March 1, 2017
Brands are just coming of age in the new collaborative economy. Like any teenager though, a lot of their actions at the moment are a bit awkward. Through those uncomfortable times, most of us learnt at some point that joining in on an existing conversation is much easier than starting your own by shouting until you get someone to pay attention. But to join in and be heard means being relevant and culturally on code, and of course the ‘on code’ bit is what brands need to work out because it is constantly changing.
We know from years of analysing anonymous and aggregated social media conversations through Zavy that people mostly talk about micro-trends on their social feeds. But most micro-trends can last anywhere from a few days to a few months, so the problem for brands is largely one of timing. With trends that become old news this quickly, the model of insights generation through research and marketing communications development is far too slow. Having a survey in field one month to getting results the next, and then spending several weeks developing a marketing response will not deliver cultural relevance – a new approach is needed.
These micro-trends are emerging and fading all the time, so brands need to be able to identify and act on them at the right point in their cycle.

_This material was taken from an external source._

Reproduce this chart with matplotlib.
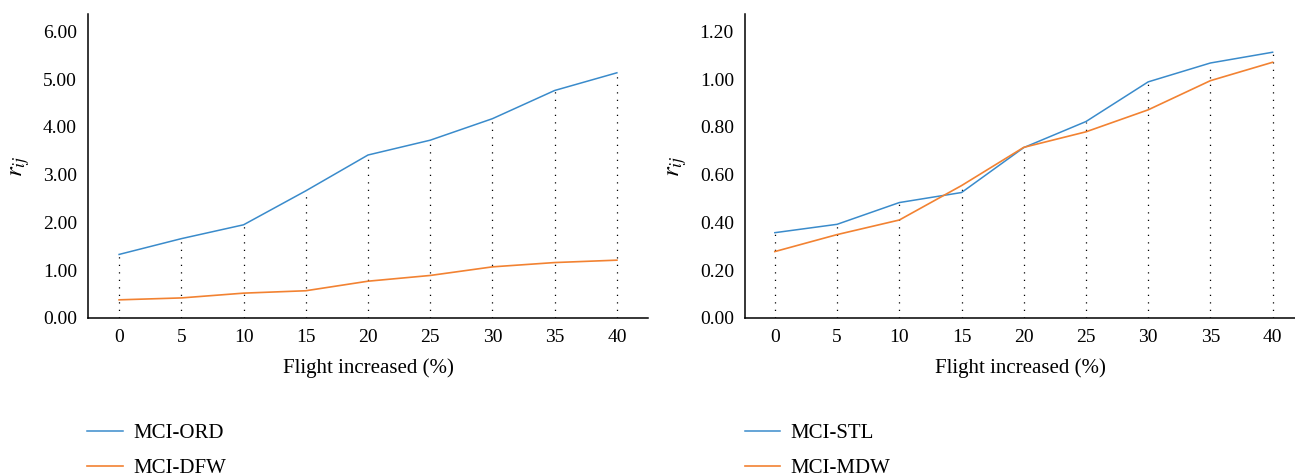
import matplotlib.pyplot as plt

plt.rcParams['font.family'] = ['Liberation Serif', 'DejaVu Serif']
plt.rcParams['mathtext.fontset'] = 'stix'

# data
flight = [0, 5, 10, 15, 20, 25, 30, 35, 40]

mci_ord = [1.33, 1.66, 1.95, 2.66, 3.41, 3.72, 4.17, 4.76, 5.13]
mci_dfw = [0.38, 0.42, 0.52, 0.57, 0.77, 0.89, 1.07, 1.16, 1.21]

mci_stl = [0.357, 0.392, 0.483, 0.525, 0.713, 0.822, 0.988, 1.067, 1.112]
mci_mdw = [0.278, 0.349, 0.410, 0.554, 0.714, 0.779, 0.871, 0.993, 1.070]

left_ticks = [0, 1, 2, 3, 4, 5, 6]
right_ticks = [0, 0.2, 0.4, 0.6, 0.8, 1.0, 1.2]

BLUE = '#3a8bcb'
ORANGE = '#f28232'

fig = plt.figure(figsize=(12.95, 4.76), dpi=100)
W, H = 1295, 476


def make_axes(x0, x1, y0=318, y1=14):
    return fig.add_axes([x0 / W, 1 - y0 / H, (x1 - x0) / W, (y0 - y1) / H])


panels = [
    (make_axes(88, 648), mci_ord, mci_dfw, 'MCI-ORD', 'MCI-DFW',
     left_ticks, (-2.5, 42.5), (0, 6.36)),
    (make_axes(745, 1295), mci_stl, mci_mdw, 'MCI-STL', 'MCI-MDW',
     right_ticks, (-2.4, 41.8), (0, 1.272)),
]

for ax, s1, s2, n1, n2, yt, xl, yl in panels:
    tops = [max(a, b) for a, b in zip(s1, s2)]
    ax.vlines(flight, 0, tops, colors='black', linestyles=(0, (1, 5)), linewidth=0.9)
    ax.plot(flight, s1, color=BLUE, lw=1.1, label=n1)
    ax.plot(flight, s2, color=ORANGE, lw=1.2, label=n2)
    ax.set_xlim(*xl)
    ax.set_ylim(*yl)
    ax.set_xticks(flight)
    ax.set_yticks(yt)
    ax.set_yticklabels(['%.2f' % v for v in yt])
    ax.tick_params(length=0, labelsize=14, pad=8)
    for s in ['top', 'right']:
        ax.spines[s].set_visible(False)
    ax.spines['left'].set_linewidth(1.1)
    ax.spines['bottom'].set_linewidth(1.1)
    ax.set_xlabel('Flight increased (%)', fontsize=15, labelpad=9)
    ax.set_ylabel(r'$r_{ij}$', fontsize=18, labelpad=8)
    ax.legend(loc='upper left', bbox_to_anchor=(-0.016, -0.32), frameon=False,
              fontsize=15, handlelength=1.7, handletextpad=0.5,
              labelspacing=0.75, borderaxespad=0)

fig.savefig('out.png', dpi=100)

Too early risks looking like sponsored activity by the brand, too late and the brand seems like that friend who gets the joke just a little late. Monitoring the collective conversation in digital and social channels makes real-time insights possible, which in turn means that it's realistic for brands to hop on the wave of a micro-trend at the right time.
Analysing digital data to find cultural trends is not a new idea. Google has had a service called Google Trends available for nearly a decade and has produced an annual zeitgeist report for longer than that. Ideas like tracking the spread of the flu using Twitter data or Google searches is also a much-discussed topic. And we too have been tracking macro and micro trends through Zavy for the last 3 years. Two things have changed recently though that make this an increasingly interesting space.
Firstly, the type of data that can inform this cultural analysis has exploded with the growth in social media channels and the increase in availability of that data from the channels themselves.
Secondly, and more importantly, our analytics techniques are finally catching up to the massive amounts of text, image and video data now available. Machine learning as a field has undergone a renaissance in the last few years and 2016 was the peak of this growth. Billions of dollars of investment were poured into new startups in this space and the big industry players like Facebook and Google open sourced some of their core algorithms. This makes extracting information from the stream of images, text and video data flowing through the social space feasible. While aggregating this data and identifying trends is not easy, it is at least possible.
Perhaps the most exciting development is cracking image recognition and coding. Just a year ago this was difficult and low quality, but now it is easy and very sensitive. We know that the visual sense for many people is their dominant sense, as evidenced in the recent rise of video material. So it is that in many markets micro-trends emerge through images in the first instance, followed only later by a written articulation of the ideas through posts and blogs. A blend of image capture analysis and qualitative coding can capture a movement in a market that is still nascent but nevertheless widespread and emerging.
These developments have been inspired by Paul Lester’s work on the syntactic theory of visual communication: “We are becoming a visually mediated society. For many, understanding the world is being accomplished not through words, but by reading images”. Seizing the opportunity offered by new technology, a European-based food company recently completed an international segmentation which successfully directed product development based entirely on an analysis of food imagery on social media.
Understanding culture at a point in history is not enough, we must have an ear to the ground and know what conversations are happening right now if we want our brand to be relevant. Grown up brands are increasingly getting this and now we have the tools to make it happen.